[llvm] [DeveloperPolicy] Add guidelines for adding/enabling passes (PR #158591)

Nikita Popov via llvm-commits llvm-commits at lists.llvm.org
Mon Sep 22 05:56:59 PDT 2025


================
@@ -1185,6 +1185,50 @@ Suggested disclaimer for the project README and the main project web page:
    necessarily a reflection of the completeness or stability of the code, it
    does indicate that the project is not yet endorsed as a component of LLVM.
 
+Adding or enabling a new LLVM pass
+----------------------------------
+
+The guidelines here are primarily targeted at the enablement of new major
+passes in the target-independent optimization pipeline. Small additions, or
+backend-specific passes, require a lesser degree of care.
+
+When adding a new pass, the goal should be to enable it as part of the default
+optimization pipeline as early as possible and then continue development
+incrementally. The recommended workflow is:
+
+1. Implement a basic version of the pass and add it to the pass pipeline behind
+   a flag that is disabled by default.
+2. Enable the pass by default. Separating this step allows easily disabling the
+   pass if issues are encountered, without having to revert the entire
+   implementation.
+3. Incrementally extend the pass with new functionality. As the pass is already
+   enabled, it becomes easier to identify the specific change that has caused a
+   regression in correctness, optimization quality or compile-time.
+
+When enabling a pass, regardless of whether it is old or new, certain
+requirements must be met (in no particular order):
+
+ * **Maintenance:** The pass (and any analyses it depends on) must have at
+   least one maintainer.
+ * **Usefulness:** There should be evidence that the pass improves performance
+   (or whatever metric it optimizes for) on real-world workloads.
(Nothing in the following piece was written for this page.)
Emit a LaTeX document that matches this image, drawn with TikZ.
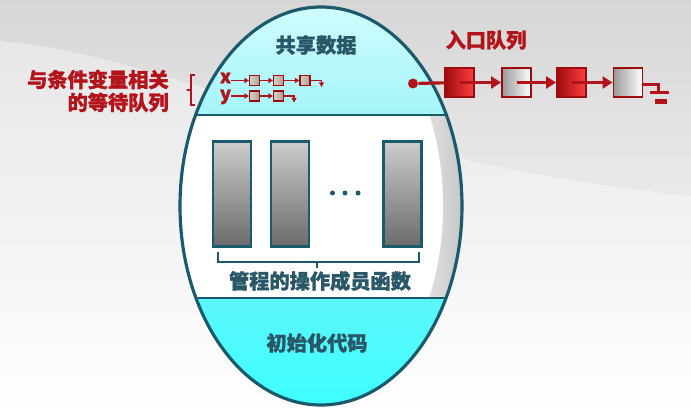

Improvements
+   seen only on synthetic benchmarks may be insufficient.
+ * **Compile-Time:** The pass should not have a large impact on compile-time,
+   where the evaluation of what "large" means is up to reviewer discretion, and
+   may differ based on the value the pass provides. In any case, it is expected
+   that a concerted effort has been made to mitigate the compile-time impact,
+   both for the average case, and for pathological cases.
----------------
nikic wrote:

I think it's not really possible to name a specific number here, because the compile-time impact is a tradeoff against the value the pass provides. A pass that provides a performance benefit on a wide range of code will have a larger compile-time budget than a pass that only benefits rare cases.